Le 9 novembre, une militante de l’Organisation pour la liberté des femmes en Irak, a été témoin de l’une de ces exécutions. Elle était venue enquêter sur les deux précédentes. En arrivant à Nuwab Al-Thubat, elle a entendu les cris d’une jeune femme. Celle-ci était poussée par des miliciens de l’Armée du Mahdi, qui la frappaient violement. Ils l’ont amenée dans un terrain de football, lui ont passé un câble autour du coup et l’ont pendus aux buts. Ensuite, ils ont transpercé son corps de plusieurs rafales de balles. Son frère a tenté de venir l’aider ; il a été tué également.

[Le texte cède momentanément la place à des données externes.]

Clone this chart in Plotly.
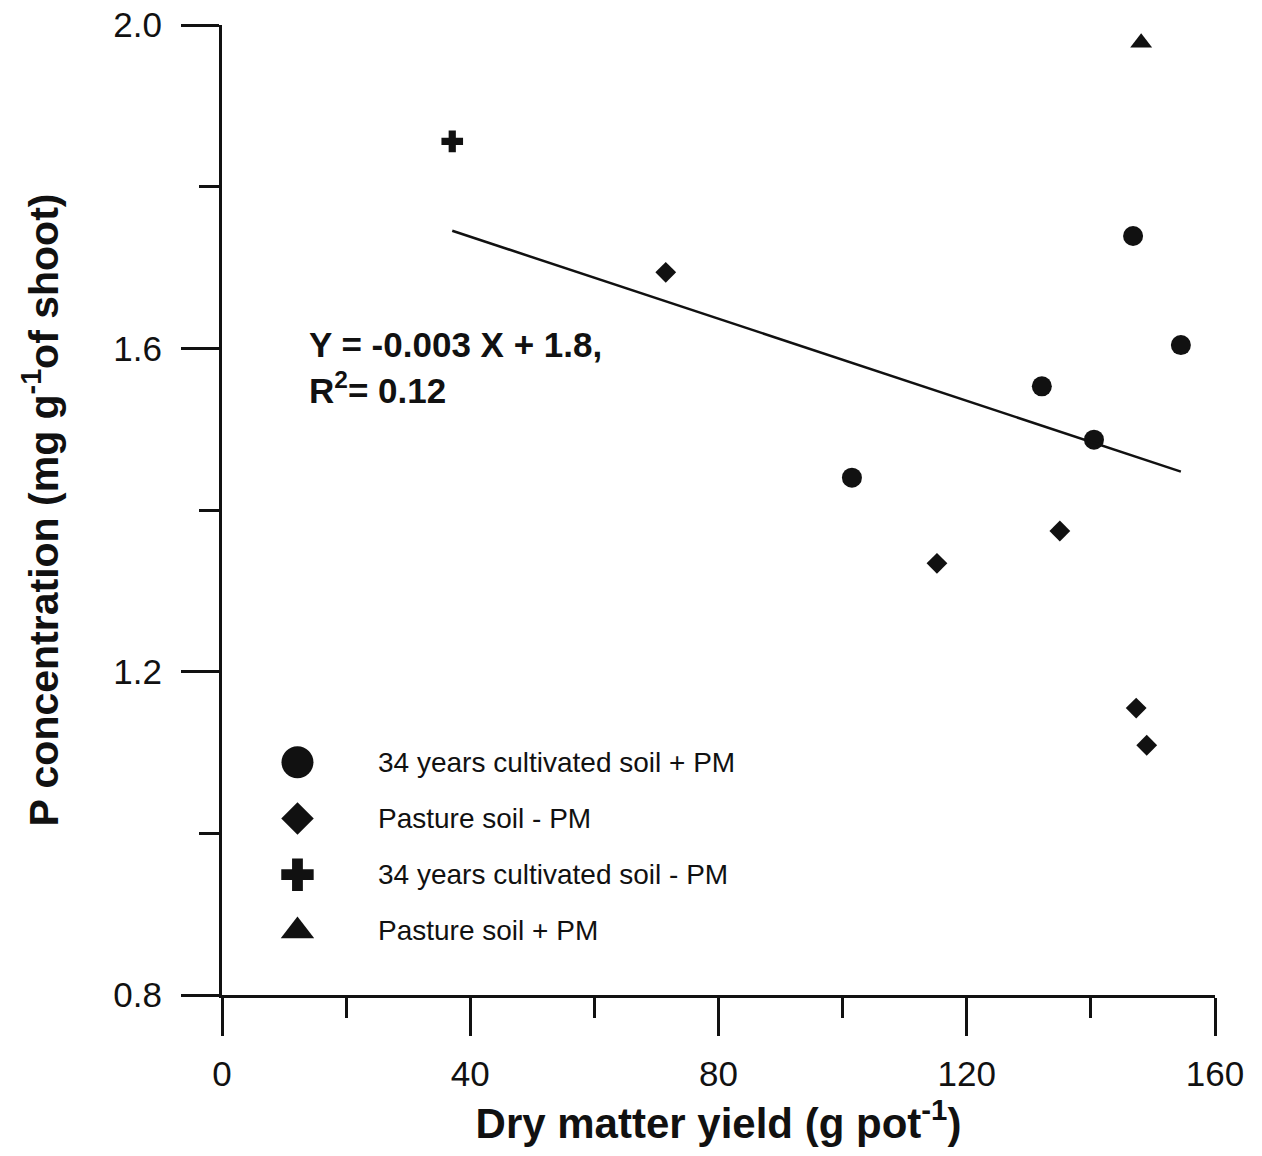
import numpy as np
import plotly.graph_objects as go

# Dry matter yield (g pot-1) and P concentration (mg g-1) per treatment
cult_plus_x = [101.5, 132.1, 140.5, 146.8, 154.5]
cult_plus_y = [1.440, 1.553, 1.487, 1.739, 1.604]

past_minus_x = [71.5, 115.2, 135.0, 147.3, 149.0]
past_minus_y = [1.694, 1.334, 1.374, 1.155, 1.109]

cult_minus_x = [37.1]
cult_minus_y = [1.856]

past_plus_x = [148.1]
past_plus_y = [1.978]

series_names = [
    "34 years cultivated soil + PM",
    "Pasture soil - PM",
    "34 years cultivated soil - PM",
    "Pasture soil + PM",
]

x_ticks = [0, 40, 80, 120, 160]
y_ticks = [0.8, 1.2, 1.6, 2.0]

FONT = "Liberation Sans, Arial, sans-serif"
INK = "#111111"

fig = go.Figure()

groups = [
    (cult_plus_x, cult_plus_y, "circle", 20),
    (past_minus_x, past_minus_y, "diamond", 16),
    (cult_minus_x, cult_minus_y, "cross", 18),
    (past_plus_x, past_plus_y, "triangle-up", 19),
]
for (gx, gy, sym, sz), name in zip(groups, series_names):
    fig.add_trace(go.Scatter(
        x=gx, y=gy, mode="markers", name=name, showlegend=False,
        marker=dict(symbol=sym, size=sz, color=INK, opacity=1, line=dict(width=0)),
    ))

# Least-squares line through all observations
all_x = np.array(cult_plus_x + past_minus_x + cult_minus_x + past_plus_x)
all_y = np.array(cult_plus_y + past_minus_y + cult_minus_y + past_plus_y)
slope, intercept = np.polyfit(all_x, all_y, 1)
fit_x = np.array([all_x.min(), all_x.max()])
fig.add_trace(go.Scatter(
    x=fit_x, y=slope * fit_x + intercept, mode="lines", showlegend=False,
    line=dict(color=INK, width=2.5),
))

# Key drawn on an overlay axis spanning the plot area (0..1 each way)
key_sizes = [32, 25, 27, 29]
key_syms = ["circle", "diamond", "cross", "triangle-up"]
key_rows = [0.240, 0.182, 0.124, 0.066]
key_col = 0.076
for sym, sz, ry in zip(key_syms, key_sizes, key_rows):
    fig.add_trace(go.Scatter(
        x=[key_col], y=[ry], mode="markers", showlegend=False,
        xaxis="x2", yaxis="y2",
        marker=dict(symbol=sym, size=sz, color=INK, opacity=1, line=dict(width=0)),
    ))
for name, ry in zip(series_names, key_rows):
    fig.add_annotation(
        x=0.155, y=ry, xref="x2", yref="y2", text=name, showarrow=False,
        xanchor="left", yanchor="middle",
        font=dict(family=FONT, size=28, color=INK),
    )

fig.add_annotation(
    x=0.086, y=1.576, xref="paper", yref="y",
    text="<b>Y = -0.003 X + 1.8,<br>R<sup>2</sup>= 0.12</b>",
    showarrow=False, xanchor="left", yanchor="middle", align="left",
    font=dict(family=FONT, size=35, color=INK),
)

axis_common = dict(
    showline=True, linecolor=INK, linewidth=3, mirror=False,
    showgrid=False, zeroline=False, automargin=False,
    ticks="outside", ticklen=38, tickwidth=3, tickcolor=INK,
    tickfont=dict(family=FONT, size=35, color=INK),
)

fig.update_layout(
    width=1262, height=1156,
    margin=dict(l=222, r=47, t=25, b=161),
    paper_bgcolor="white", plot_bgcolor="white",
    xaxis=dict(
        range=[0, 160], tickvals=x_ticks, ticktext=[str(v) for v in x_ticks],
        minor=dict(dtick=20, tick0=0, ticks="outside", ticklen=20, tickwidth=3, tickcolor=INK),
        title=dict(text="<b>Dry matter yield (g pot<sup>-1</sup>)</b>",
                   font=dict(family=FONT, size=42, color=INK), standoff=8),
        ticklabelstandoff=8,
        **axis_common,
    ),
    yaxis=dict(
        range=[0.8, 2.0], tickvals=y_ticks, ticktext=[f"{v:.1f}" for v in y_ticks],
        minor=dict(dtick=0.2, tick0=0.8, ticks="outside", ticklen=20, tickwidth=3, tickcolor=INK),
        title=dict(text="<b>P concentration (mg g<sup>-1</sup>of shoot)</b>",
                   font=dict(family=FONT, size=41, color=INK), standoff=42),
        ticklabelstandoff=12,
        **axis_common,
    ),
    xaxis2=dict(range=[0, 1], overlaying="x", visible=False, fixedrange=True),
    yaxis2=dict(range=[0, 1], overlaying="y", visible=False, fixedrange=True),
)

fig.write_html("out.html")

L’Armée du Mahdi, dont de nombreux membres travaillent dans la police, sont volontaires pour punir les femmes « adultères » par la torture et l’exécution publique. Bien que les clercs shiites aient légalisé le mariage « Mutaa » (mariage « pour le plaisir », à durée limitée, généralement assimilé à la prostitution), la plupart des femmes qui le pratiquent sont ensuite victimes de crimes « d’honneur » perpétrés par les hommes de leur propre familles ou par les miliciens de l’Armée du Mahdi.